Alongside the CHSP data, other data sources, such as workforce data, are collected by health boards to monitor the health visiting workforce employed to deliver the Universal Health Visiting Pathway. Data collected in educational settings and by social work services in Scotland were also considered as part of this evaluation. The analysis plan for the routine data analysis was published in 2020.[6]

Workforce Routine Data Analysis

This report presents the findings of the analysis of the workforce routine data for the evaluation of the Universal Health Visiting Pathway. Within this report data relating to the workforce are analysed and presented: in particular, the report looks at the number of staff in post, vacancies and recruitment, turnover, staff absence and student numbers.

The changes brought about by the new pathway, which included additional visits to all families, meant that the health visiting workforce needed to be increased in order to ensure the pathway could be delivered effectively. Alongside the development of the pathway, a caseload weighting tool was developed. This tool aimed to ensure consistency in determining the number of health visitors required to deliver the health visiting pathway across Scotland.

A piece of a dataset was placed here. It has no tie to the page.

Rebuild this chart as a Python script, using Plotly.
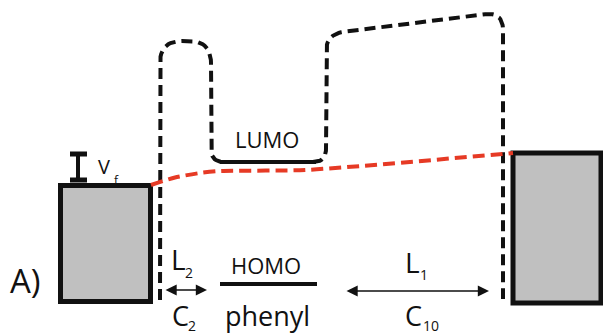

In June 2014 the Scottish Government pledged to create an additional 500 new qualified health visitor posts by the end of 2018. This report examines routine data in order to explore the extent to which this pledge has been implemented. To do this it examines the number of health visitors in post and the number of students in training. Other aspects of the workforce, such as vacancies, turnover and absences are also explored to gain a better understanding of the health visiting workforce overall.

Research questions

The full research context is set out in Phase 1 Report - Primary Research with Health Visitors and Parents and Case Note Review. The specific intended outcomes of the UHVP have also been set out in a programme logic model.

In this report, the following specific research questions are addressed:

  • What is the extent to which additional staff have been recruited to Health Visiting teams to support delivery of the UHVP?
  • Are there any associated changes in indicators of staff wellbeing, such as absence and turnover rates?